Tüm Probiyotikler Aynı Değildir

Probiyotik, tür ve suşa bağlı olarak farklı etkilere sahip çeşitli mikroorganizmalar için kullanılan şemsiye bir terimdir. Bir probiyotik ürünün formülasyonu, amaçlanan uygulama ve etki için önemlidir. Bununla birlikte, COVID-19 hastaları için hangi probiyotiklerin (yani türler ve suşlar) en etkili olduğu ve hangi hasta popülasyonlarında en faydalı olduğu belirsizdir. Ayrıca, sinbiyotiklerin (probiyotikler ve prebiyotiklerin bir kombinasyonu) tek başına probiyotiklerden daha etkili olup olmadığı bilinmemektedir.
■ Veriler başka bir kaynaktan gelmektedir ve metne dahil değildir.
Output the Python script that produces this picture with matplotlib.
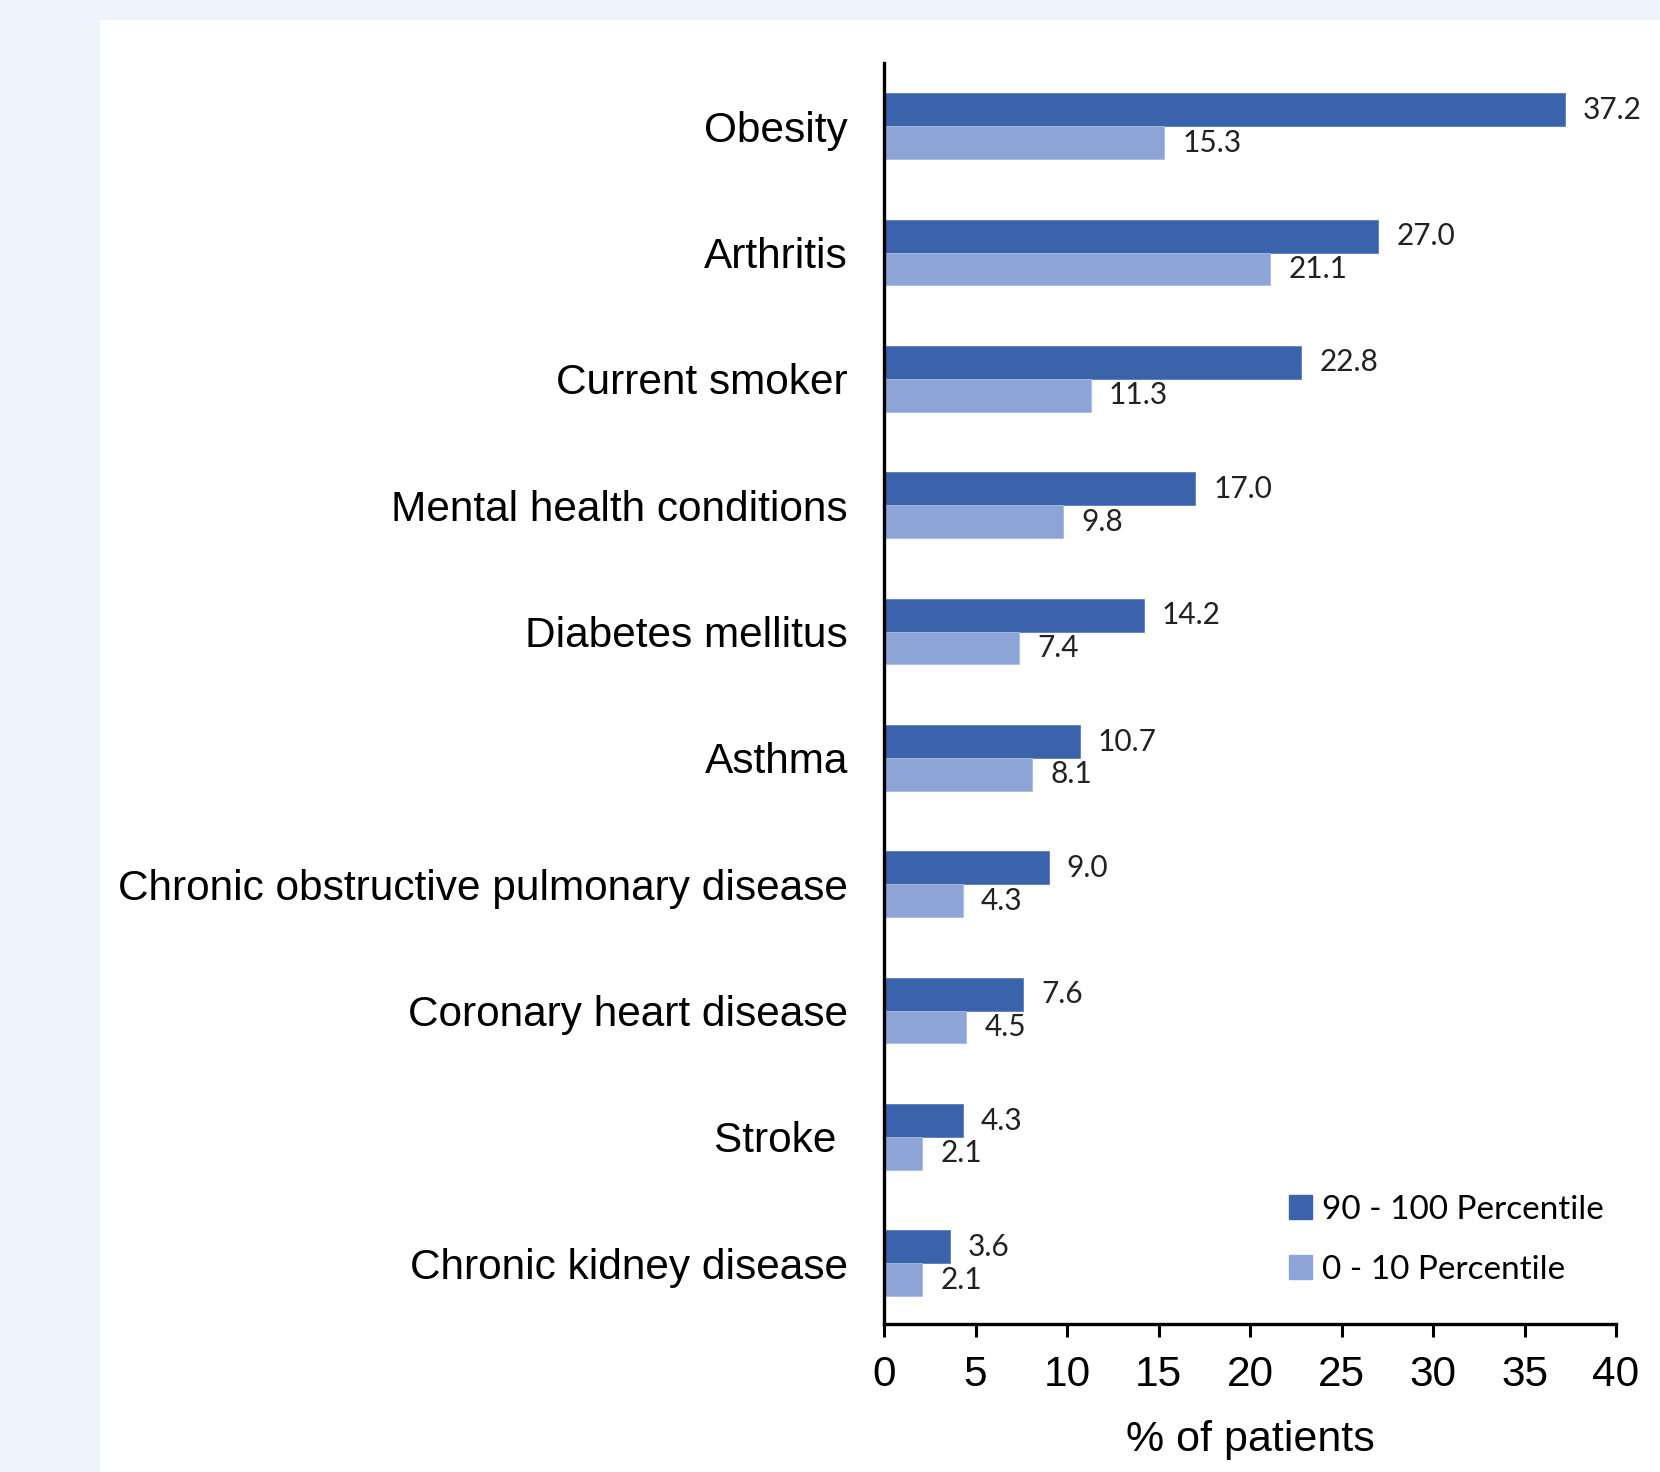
import numpy as np
import matplotlib
matplotlib.use("Agg")
import matplotlib.pyplot as plt
from matplotlib.patches import Rectangle, Patch

# data (top to bottom)
conditions = [
    "Obesity",
    "Arthritis",
    "Current smoker",
    "Mental health conditions",
    "Diabetes mellitus",
    "Asthma",
    "Chronic obstructive pulmonary disease",
    "Coronary heart disease",
    "Stroke ",
    "Chronic kidney disease",
]
top_pct = [37.2, 27.0, 22.8, 17.0, 14.2, 10.7, 9.0, 7.6, 4.3, 3.6]
bottom_pct = [15.3, 21.1, 11.3, 9.8, 7.4, 8.1, 4.3, 4.5, 2.1, 2.1]
series_names = ["90 - 100 Percentile", "0 - 10 Percentile"]
xticks = [0, 5, 10, 15, 20, 25, 30, 35, 40]

dark = "#3b63ab"
light = "#8fa4d6"

fig = plt.figure(figsize=(16.6, 14.72), dpi=100, facecolor="#eff3fb")
fig.patches.append(Rectangle((100 / 1660, 0), 1, 1 - 20 / 1472,
                             transform=fig.transFigure, facecolor="white",
                             edgecolor="none", zorder=-5))

ax = fig.add_axes([884 / 1660, 1 - 1324 / 1472, 732 / 1660, (1324 - 63) / 1472])
ax.set_facecolor("none")
ax.set_zorder(2)

pos = np.arange(len(conditions))
h = 0.26
ax.barh(pos - h / 2, top_pct, height=h, color=dark, edgecolor="#5a7dc0", linewidth=0.6)
ax.barh(pos + h / 2, bottom_pct, height=h, color=light, edgecolor="#a9bbe3", linewidth=0.6)

for p, v in zip(pos, top_pct):
    ax.annotate(f"{v:.1f}", (v, p - h / 2), xytext=(13, 0), textcoords="offset points",
                va="center", ha="left", fontsize=21.5, family="Lato", color="#222222")
for p, v in zip(pos, bottom_pct):
    ax.annotate(f"{v:.1f}", (v, p + h / 2), xytext=(13, 0), textcoords="offset points",
                va="center", ha="left", fontsize=21.5, family="Lato", color="#222222")

ax.set_xlim(0, 40)
ax.set_ylim(len(conditions) - 0.52, -0.5)
ax.set_xticks(xticks)
ax.set_xticklabels([str(t) for t in xticks], fontsize=30.5, family="Liberation Sans")
ax.set_yticks(pos)
ax.set_yticklabels(conditions, fontsize=30.5, family="Liberation Sans")
ax.tick_params(axis="y", length=0, pad=26)
ax.tick_params(axis="x", direction="out", length=9, width=2.2, pad=13)
for s in ["top", "right"]:
    ax.spines[s].set_visible(False)
for s in ["left", "bottom"]:
    ax.spines[s].set_linewidth(2.4)
    ax.spines[s].set_color("black")

ax.set_xlabel("% of patients", fontsize=31, family="Liberation Sans", labelpad=18)

handles = [Patch(facecolor=dark, edgecolor=dark), Patch(facecolor=light, edgecolor=light)]
leg = ax.legend(handles, series_names, loc="upper left",
                bbox_to_anchor=(1272 / 1660, 1 - 1178 / 1472),
                bbox_transform=fig.transFigure, frameon=False,
                handlelength=0.7, handleheight=0.7, handletextpad=0.3,
                labelspacing=0.9, borderpad=0, prop={"family": "Lato", "size": 24})

fig.savefig("out.png", dpi=100, facecolor=fig.get_facecolor())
Dahası, probiyotiklerin en iyi şekilde nasıl alınacağı konusunda da soru işaretleri bulunmaktadır. Örneğin, burundan püskürtülen probiyotikler çocuklarda RSV ve grip enfeksiyonlarının neden olduğu solunum semptomlarının tedavisinde etkili olmuştur. Benzer bir yaklaşım COVID-19 için de faydalı olabilir mi? Ek olarak, ön araştırmalar probiyotik tabletlerin ağızda çözülmesinin, COVID-19 hastalarıyla temas halinde olan sağlık personelinde solunum yolu enfeksiyonu gelişme olasılığını kontrol grubuna (yani herhangi bir probiyotik veya plasebo almayan personel) kıyasla yaklaşık oranında azalttığını göstermektedir. Bu uygulama yöntemi, hastanede yatan hastalarda COVID-19 patolojisinin belirteçlerini de iyileştirmiştir. Bu nedenle, ağız boşluğunu/boğazı probiyotiklerle doldurmanın SARS-CoV-2 ile mücadeleye yardımcı olması ve/veya bununla mücadele etmek için yerel bağışıklık tepkisini modüle etmesi mümkündür. Nihayetinde, probiyotiğin uygulama yöntemi ve türü kişiye ve spesifik enfeksiyon semptomlarına bağlı olabilir.